**Task prompt:** Restate each line word for word. Leave out every picture.

**Information shown:**
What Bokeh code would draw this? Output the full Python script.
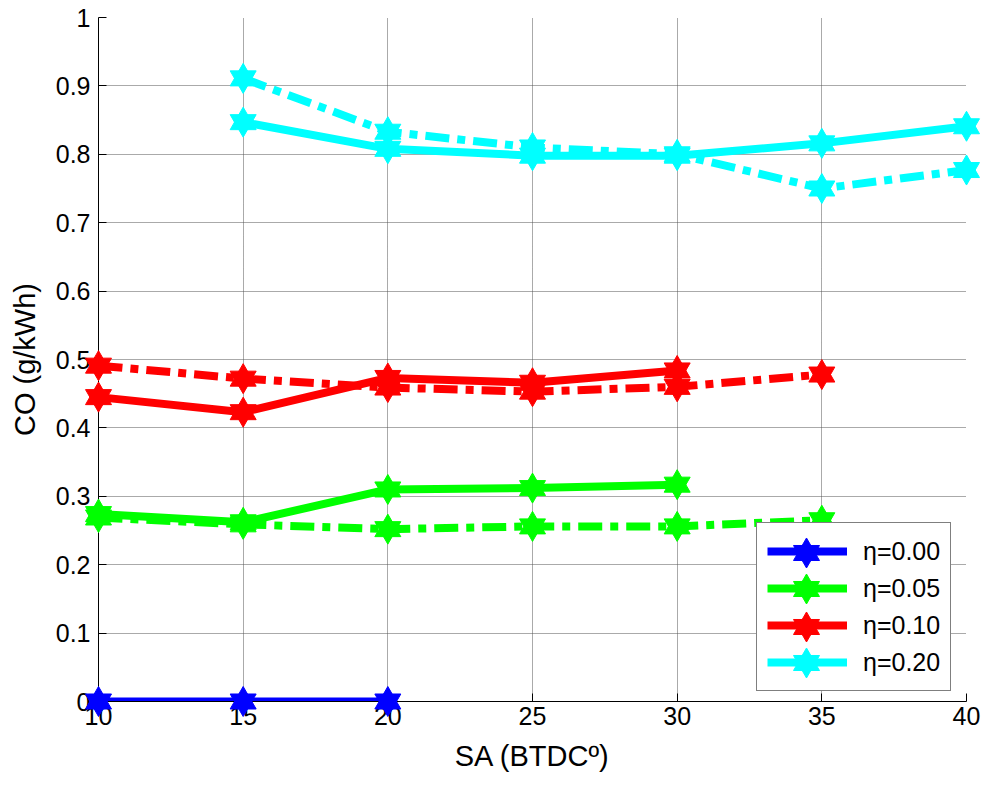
from bokeh.plotting import figure
from bokeh.models import (FixedTicker, CustomJSTickFormatter, Legend, LegendItem, Range1d)
from bokeh.embed import file_html
from bokeh.resources import INLINE

# Axis ticks
x_ticks = [10, 15, 20, 25, 30, 35, 40]
y_ticks = [0, 0.1, 0.2, 0.3, 0.4, 0.5, 0.6, 0.7, 0.8, 0.9, 1.0]

# CO emissions (g/kWh) against spark advance (BTDC deg) for each eta
eta00_solid_x = [10, 15, 20]
eta00_solid_y = [0.0, 0.0, 0.0]

eta05_solid_x = [10, 15, 20, 25, 30]
eta05_solid_y = [0.274, 0.262, 0.310, 0.312, 0.317]
eta05_dash_x = [10, 15, 20, 25, 30, 35]
eta05_dash_y = [0.269, 0.259, 0.252, 0.256, 0.256, 0.265]

eta10_solid_x = [10, 15, 20, 25, 30]
eta10_solid_y = [0.445, 0.423, 0.473, 0.466, 0.484]
eta10_dash_x = [10, 15, 20, 25, 30, 35]
eta10_dash_y = [0.491, 0.472, 0.459, 0.453, 0.460, 0.478]

eta20_solid_x = [15, 20, 25, 30, 35, 40]
eta20_solid_y = [0.847, 0.808, 0.798, 0.798, 0.816, 0.841]
eta20_dash_x = [15, 20, 25, 30, 35, 40]
eta20_dash_y = [0.911, 0.833, 0.810, 0.800, 0.750, 0.777]

labels = ["\u03b7=0.00", "\u03b7=0.05", "\u03b7=0.10", "\u03b7=0.20"]
colors = ["#0000ff", "#00ff00", "#ff0000", "#00ffff"]

series = [
    (eta00_solid_x, eta00_solid_y, None, None),
    (eta05_solid_x, eta05_solid_y, eta05_dash_x, eta05_dash_y),
    (eta10_solid_x, eta10_solid_y, eta10_dash_x, eta10_dash_y),
    (eta20_solid_x, eta20_solid_y, eta20_dash_x, eta20_dash_y),
]

FONT = "Liberation Sans"
LW = 8
MSIZE = 26
DASHDOT = "24 8 8 8"

p = figure(frame_width=868, frame_height=684,
           min_border_left=98, min_border_right=21,
           min_border_top=17, min_border_bottom=86,
           x_range=Range1d(10, 40), y_range=Range1d(0, 1),
           output_backend="svg", toolbar_location=None,
           background_fill_color="white", border_fill_color="white")
p.outline_line_color = None


def hexagram(x, y, color):
    """Six-pointed star built from two overlapping triangles."""
    up = p.scatter(x, y, marker="triangle", size=MSIZE, fill_color=color,
                   line_color=color, line_width=1, level="overlay")
    down = p.scatter(x, y, marker="inverted_triangle", size=MSIZE, fill_color=color,
                     line_color=color, line_width=1, level="overlay")
    return [up, down]


solid_lines = []
marker_sets = []
for (sx, sy, dx, dy), color in zip(series, colors):
    ln = p.line(sx, sy, line_color=color, line_width=LW, line_join="round")
    solid_lines.append(ln)
    marker_sets.append(hexagram(sx, sy, color))
    if dx is not None:
        p.line(dx, dy, line_color=color, line_width=LW, line_dash=DASHDOT,
               line_cap="butt")
        hexagram(dx, dy, color)

# Axes
p.xaxis.ticker = FixedTicker(ticks=x_ticks)
p.yaxis.ticker = FixedTicker(ticks=y_ticks)
p.yaxis.formatter = CustomJSTickFormatter(code="return String(Math.round(tick * 10) / 10)")
p.xaxis.axis_label = "SA (BTDC\u00ba)"
p.yaxis.axis_label = "CO (g/kWh)"
for ax in (p.xaxis[0], p.yaxis[0]):
    ax.axis_line_color = "black"
    ax.axis_line_width = 1
    ax.major_tick_in = 8
    ax.major_tick_out = 0
    ax.major_tick_line_color = "black"
    ax.minor_tick_in = 0
    ax.minor_tick_out = 0
    ax.major_label_text_font = FONT
    ax.major_label_text_font_size = "25px"
    ax.major_label_text_color = "black"
    ax.axis_label_text_font = FONT
    ax.axis_label_text_font_size = "29px"
    ax.axis_label_text_font_style = "normal"
    ax.axis_label_text_color = "black"
p.xaxis.major_label_standoff = 5
p.xaxis.axis_label_standoff = 12
p.yaxis.major_label_standoff = 8
p.yaxis.axis_label_standoff = 12

# Grid
for g in (p.xgrid[0], p.ygrid[0]):
    g.grid_line_color = "#555555"
    g.grid_line_dash = "1 1"
    g.grid_line_width = 1

# Legend: lines with labels
pad, row_h, gap = 10, 36, 1
leg_x, leg_bottom = 658, 10
legend = Legend(
    items=[LegendItem(label=lab, renderers=[ln]) for lab, ln in zip(labels, solid_lines)],
    location=(leg_x, leg_bottom), padding=pad, spacing=gap, margin=0,
    glyph_width=80, glyph_height=row_h, label_height=row_h, label_standoff=16,
    label_text_font=FONT, label_text_font_size="25px", label_text_color="black",
    border_line_color="black", border_line_width=1,
    background_fill_color="white", background_fill_alpha=1.0)
p.add_layout(legend, "center")

# Legend: full-size hexagram markers over each legend line
leg_h = 2 * pad + 4 * row_h + 3 * gap
mk_h = 65
for i, rs in enumerate(marker_sets):
    center_from_bottom = leg_bottom + leg_h - pad - row_h / 2 - i * (row_h + gap)
    mk = Legend(items=[LegendItem(label=" ", renderers=rs)],
                location=(leg_x + pad, int(round(center_from_bottom - mk_h / 2))),
                padding=0, spacing=0, margin=0, glyph_width=80, glyph_height=mk_h,
                label_height=mk_h, label_standoff=0, label_text_font_size="1px",
                border_line_color=None, background_fill_alpha=0)
    p.add_layout(mk, "center")

open("out.html", "w").write(file_html(p, INLINE))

**Answer for this exercise:**
What Bokeh code would draw this? Output the full Python script.
from bokeh.plotting import figure
from bokeh.models import (FixedTicker, CustomJSTickFormatter, Legend, LegendItem, Range1d)
from bokeh.embed import file_html
from bokeh.resources import INLINE

# Axis ticks
x_ticks = [10, 15, 20, 25, 30, 35, 40]
y_ticks = [0, 0.1, 0.2, 0.3, 0.4, 0.5, 0.6, 0.7, 0.8, 0.9, 1.0]

# CO emissions (g/kWh) against spark advance (BTDC deg) for each eta
eta00_solid_x = [10, 15, 20]
eta00_solid_y = [0.0, 0.0, 0.0]

eta05_solid_x = [10, 15, 20, 25, 30]
eta05_solid_y = [0.274, 0.262, 0.310, 0.312, 0.317]
eta05_dash_x = [10, 15, 20, 25, 30, 35]
eta05_dash_y = [0.269, 0.259, 0.252, 0.256, 0.256, 0.265]

eta10_solid_x = [10, 15, 20, 25, 30]
eta10_solid_y = [0.445, 0.423, 0.473, 0.466, 0.484]
eta10_dash_x = [10, 15, 20, 25, 30, 35]
eta10_dash_y = [0.491, 0.472, 0.459, 0.453, 0.460, 0.478]

eta20_solid_x = [15, 20, 25, 30, 35, 40]
eta20_solid_y = [0.847, 0.808, 0.798, 0.798, 0.816, 0.841]
eta20_dash_x = [15, 20, 25, 30, 35, 40]
eta20_dash_y = [0.911, 0.833, 0.810, 0.800, 0.750, 0.777]

labels = ["\u03b7=0.00", "\u03b7=0.05", "\u03b7=0.10", "\u03b7=0.20"]
colors = ["#0000ff", "#00ff00", "#ff0000", "#00ffff"]

series = [
    (eta00_solid_x, eta00_solid_y, None, None),
    (eta05_solid_x, eta05_solid_y, eta05_dash_x, eta05_dash_y),
    (eta10_solid_x, eta10_solid_y, eta10_dash_x, eta10_dash_y),
    (eta20_solid_x, eta20_solid_y, eta20_dash_x, eta20_dash_y),
]

FONT = "Liberation Sans"
LW = 8
MSIZE = 26
DASHDOT = "24 8 8 8"

p = figure(frame_width=868, frame_height=684,
           min_border_left=98, min_border_right=21,
           min_border_top=17, min_border_bottom=86,
           x_range=Range1d(10, 40), y_range=Range1d(0, 1),
           output_backend="svg", toolbar_location=None,
           background_fill_color="white", border_fill_color="white")
p.outline_line_color = None


def hexagram(x, y, color):
    """Six-pointed star built from two overlapping triangles."""
    up = p.scatter(x, y, marker="triangle", size=MSIZE, fill_color=color,
                   line_color=color, line_width=1, level="overlay")
    down = p.scatter(x, y, marker="inverted_triangle", size=MSIZE, fill_color=color,
                     line_color=color, line_width=1, level="overlay")
    return [up, down]


solid_lines = []
marker_sets = []
for (sx, sy, dx, dy), color in zip(series, colors):
    ln = p.line(sx, sy, line_color=color, line_width=LW, line_join="round")
    solid_lines.append(ln)
    marker_sets.append(hexagram(sx, sy, color))
    if dx is not None:
        p.line(dx, dy, line_color=color, line_width=LW, line_dash=DASHDOT,
               line_cap="butt")
        hexagram(dx, dy, color)

# Axes
p.xaxis.ticker = FixedTicker(ticks=x_ticks)
p.yaxis.ticker = FixedTicker(ticks=y_ticks)
p.yaxis.formatter = CustomJSTickFormatter(code="return String(Math.round(tick * 10) / 10)")
p.xaxis.axis_label = "SA (BTDC\u00ba)"
p.yaxis.axis_label = "CO (g/kWh)"
for ax in (p.xaxis[0], p.yaxis[0]):
    ax.axis_line_color = "black"
    ax.axis_line_width = 1
    ax.major_tick_in = 8
    ax.major_tick_out = 0
    ax.major_tick_line_color = "black"
    ax.minor_tick_in = 0
    ax.minor_tick_out = 0
    ax.major_label_text_font = FONT
    ax.major_label_text_font_size = "25px"
    ax.major_label_text_color = "black"
    ax.axis_label_text_font = FONT
    ax.axis_label_text_font_size = "29px"
    ax.axis_label_text_font_style = "normal"
    ax.axis_label_text_color = "black"
p.xaxis.major_label_standoff = 5
p.xaxis.axis_label_standoff = 12
p.yaxis.major_label_standoff = 8
p.yaxis.axis_label_standoff = 12

# Grid
for g in (p.xgrid[0], p.ygrid[0]):
    g.grid_line_color = "#555555"
    g.grid_line_dash = "1 1"
    g.grid_line_width = 1

# Legend: lines with labels
pad, row_h, gap = 10, 36, 1
leg_x, leg_bottom = 658, 10
legend = Legend(
    items=[LegendItem(label=lab, renderers=[ln]) for lab, ln in zip(labels, solid_lines)],
    location=(leg_x, leg_bottom), padding=pad, spacing=gap, margin=0,
    glyph_width=80, glyph_height=row_h, label_height=row_h, label_standoff=16,
    label_text_font=FONT, label_text_font_size="25px", label_text_color="black",
    border_line_color="black", border_line_width=1,
    background_fill_color="white", background_fill_alpha=1.0)
p.add_layout(legend, "center")

# Legend: full-size hexagram markers over each legend line
leg_h = 2 * pad + 4 * row_h + 3 * gap
mk_h = 65
for i, rs in enumerate(marker_sets):
    center_from_bottom = leg_bottom + leg_h - pad - row_h / 2 - i * (row_h + gap)
    mk = Legend(items=[LegendItem(label=" ", renderers=rs)],
                location=(leg_x + pad, int(round(center_from_bottom - mk_h / 2))),
                padding=0, spacing=0, margin=0, glyph_width=80, glyph_height=mk_h,
                label_height=mk_h, label_standoff=0, label_text_font_size="1px",
                border_line_color=None, background_fill_alpha=0)
    p.add_layout(mk, "center")

open("out.html", "w").write(file_html(p, INLINE))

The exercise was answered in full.